### DO THIS
Pull out exactly the lines from the line containing "Convert this diagram to SVG code." to the line containing "path_effects=shadow, zorder=3)", both lines included, with pictures removed from the copy.

[Code that draws figures]
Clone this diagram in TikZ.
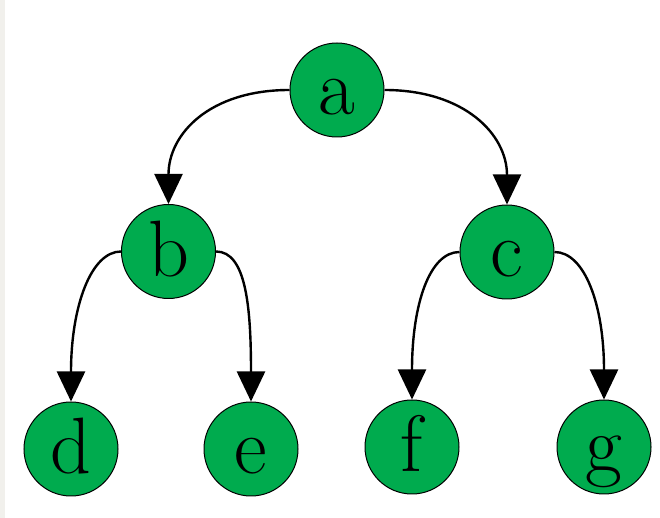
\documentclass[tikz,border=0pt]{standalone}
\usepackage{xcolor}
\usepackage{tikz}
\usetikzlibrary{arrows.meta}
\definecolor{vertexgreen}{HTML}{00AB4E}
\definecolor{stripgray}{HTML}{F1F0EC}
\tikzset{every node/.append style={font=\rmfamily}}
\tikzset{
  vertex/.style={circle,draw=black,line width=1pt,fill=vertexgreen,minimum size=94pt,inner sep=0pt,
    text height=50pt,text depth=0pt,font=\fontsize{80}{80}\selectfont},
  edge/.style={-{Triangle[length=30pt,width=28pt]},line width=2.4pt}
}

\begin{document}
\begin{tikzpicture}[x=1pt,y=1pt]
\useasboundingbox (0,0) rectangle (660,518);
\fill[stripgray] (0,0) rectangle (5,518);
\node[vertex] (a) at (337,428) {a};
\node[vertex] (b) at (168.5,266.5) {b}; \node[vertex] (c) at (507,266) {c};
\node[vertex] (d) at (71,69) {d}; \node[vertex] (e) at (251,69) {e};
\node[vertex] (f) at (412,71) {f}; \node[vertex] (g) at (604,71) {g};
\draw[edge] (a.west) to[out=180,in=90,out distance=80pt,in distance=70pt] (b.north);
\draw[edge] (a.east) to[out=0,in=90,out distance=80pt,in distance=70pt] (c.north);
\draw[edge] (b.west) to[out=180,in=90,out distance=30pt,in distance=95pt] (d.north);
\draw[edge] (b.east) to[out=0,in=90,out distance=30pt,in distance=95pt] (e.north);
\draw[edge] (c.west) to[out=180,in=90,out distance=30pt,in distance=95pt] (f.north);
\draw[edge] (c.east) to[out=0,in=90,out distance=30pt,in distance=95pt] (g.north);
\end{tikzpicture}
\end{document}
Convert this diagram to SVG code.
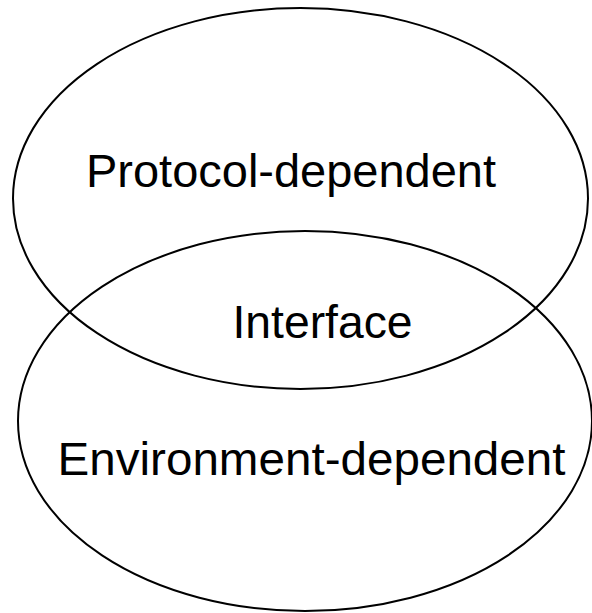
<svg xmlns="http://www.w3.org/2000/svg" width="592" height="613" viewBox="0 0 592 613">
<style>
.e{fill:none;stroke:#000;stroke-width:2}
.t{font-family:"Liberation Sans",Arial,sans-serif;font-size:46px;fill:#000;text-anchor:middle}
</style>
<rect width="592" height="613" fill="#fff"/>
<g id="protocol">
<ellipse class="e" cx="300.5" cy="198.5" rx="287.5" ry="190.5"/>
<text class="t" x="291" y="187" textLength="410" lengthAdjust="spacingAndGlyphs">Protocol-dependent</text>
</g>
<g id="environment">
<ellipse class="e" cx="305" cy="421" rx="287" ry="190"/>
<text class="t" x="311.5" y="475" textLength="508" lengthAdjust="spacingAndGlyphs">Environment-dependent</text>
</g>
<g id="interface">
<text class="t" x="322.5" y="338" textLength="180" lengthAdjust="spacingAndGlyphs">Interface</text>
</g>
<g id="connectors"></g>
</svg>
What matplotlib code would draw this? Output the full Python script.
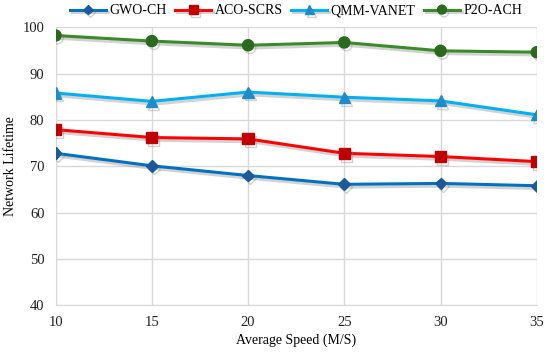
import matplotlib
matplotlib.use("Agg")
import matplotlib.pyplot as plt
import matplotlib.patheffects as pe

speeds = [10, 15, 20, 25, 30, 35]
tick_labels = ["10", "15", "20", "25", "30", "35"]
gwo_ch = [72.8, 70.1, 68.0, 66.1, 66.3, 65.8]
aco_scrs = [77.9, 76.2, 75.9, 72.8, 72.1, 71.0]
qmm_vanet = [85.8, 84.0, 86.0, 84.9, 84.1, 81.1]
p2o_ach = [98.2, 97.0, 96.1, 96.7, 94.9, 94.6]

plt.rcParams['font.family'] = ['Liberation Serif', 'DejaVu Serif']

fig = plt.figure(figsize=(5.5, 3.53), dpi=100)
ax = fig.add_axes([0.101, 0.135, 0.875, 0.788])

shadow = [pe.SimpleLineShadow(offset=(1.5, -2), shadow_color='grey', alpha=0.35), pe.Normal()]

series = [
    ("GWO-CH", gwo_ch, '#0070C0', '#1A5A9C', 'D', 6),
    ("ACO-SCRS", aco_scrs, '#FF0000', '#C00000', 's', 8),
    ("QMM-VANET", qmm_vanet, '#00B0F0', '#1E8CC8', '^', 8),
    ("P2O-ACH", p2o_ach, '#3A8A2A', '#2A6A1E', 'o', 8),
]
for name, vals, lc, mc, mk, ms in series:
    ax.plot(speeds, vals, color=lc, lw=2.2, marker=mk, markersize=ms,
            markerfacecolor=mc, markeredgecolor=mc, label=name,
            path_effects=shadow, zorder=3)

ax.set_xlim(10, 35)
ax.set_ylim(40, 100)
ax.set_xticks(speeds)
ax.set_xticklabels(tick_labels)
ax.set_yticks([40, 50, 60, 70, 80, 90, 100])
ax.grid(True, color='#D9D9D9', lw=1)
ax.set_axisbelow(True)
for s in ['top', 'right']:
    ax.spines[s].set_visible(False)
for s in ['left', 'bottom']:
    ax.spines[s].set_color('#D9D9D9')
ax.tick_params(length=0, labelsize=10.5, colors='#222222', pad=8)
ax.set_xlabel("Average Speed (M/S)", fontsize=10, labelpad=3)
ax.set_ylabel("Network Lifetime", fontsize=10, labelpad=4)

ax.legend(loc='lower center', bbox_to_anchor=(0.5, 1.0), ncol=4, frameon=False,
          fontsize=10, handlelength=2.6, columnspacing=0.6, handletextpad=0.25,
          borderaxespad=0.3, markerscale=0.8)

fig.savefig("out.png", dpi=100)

### ANSWER TO THE TASK
Convert this diagram to SVG code.
<svg xmlns="http://www.w3.org/2000/svg" width="592" height="613" viewBox="0 0 592 613">
<style>
.e{fill:none;stroke:#000;stroke-width:2}
.t{font-family:"Liberation Sans",Arial,sans-serif;font-size:46px;fill:#000;text-anchor:middle}
</style>
<rect width="592" height="613" fill="#fff"/>
<g id="protocol">
<ellipse class="e" cx="300.5" cy="198.5" rx="287.5" ry="190.5"/>
<text class="t" x="291" y="187" textLength="410" lengthAdjust="spacingAndGlyphs">Protocol-dependent</text>
</g>
<g id="environment">
<ellipse class="e" cx="305" cy="421" rx="287" ry="190"/>
<text class="t" x="311.5" y="475" textLength="508" lengthAdjust="spacingAndGlyphs">Environment-dependent</text>
</g>
<g id="interface">
<text class="t" x="322.5" y="338" textLength="180" lengthAdjust="spacingAndGlyphs">Interface</text>
</g>
<g id="connectors"></g>
</svg>
What matplotlib code would draw this? Output the full Python script.
import matplotlib
matplotlib.use("Agg")
import matplotlib.pyplot as plt
import matplotlib.patheffects as pe

speeds = [10, 15, 20, 25, 30, 35]
tick_labels = ["10", "15", "20", "25", "30", "35"]
gwo_ch = [72.8, 70.1, 68.0, 66.1, 66.3, 65.8]
aco_scrs = [77.9, 76.2, 75.9, 72.8, 72.1, 71.0]
qmm_vanet = [85.8, 84.0, 86.0, 84.9, 84.1, 81.1]
p2o_ach = [98.2, 97.0, 96.1, 96.7, 94.9, 94.6]

plt.rcParams['font.family'] = ['Liberation Serif', 'DejaVu Serif']

fig = plt.figure(figsize=(5.5, 3.53), dpi=100)
ax = fig.add_axes([0.101, 0.135, 0.875, 0.788])

shadow = [pe.SimpleLineShadow(offset=(1.5, -2), shadow_color='grey', alpha=0.35), pe.Normal()]

series = [
    ("GWO-CH", gwo_ch, '#0070C0', '#1A5A9C', 'D', 6),
    ("ACO-SCRS", aco_scrs, '#FF0000', '#C00000', 's', 8),
    ("QMM-VANET", qmm_vanet, '#00B0F0', '#1E8CC8', '^', 8),
    ("P2O-ACH", p2o_ach, '#3A8A2A', '#2A6A1E', 'o', 8),
]
for name, vals, lc, mc, mk, ms in series:
    ax.plot(speeds, vals, color=lc, lw=2.2, marker=mk, markersize=ms,
            markerfacecolor=mc, markeredgecolor=mc, label=name,
            path_effects=shadow, zorder=3)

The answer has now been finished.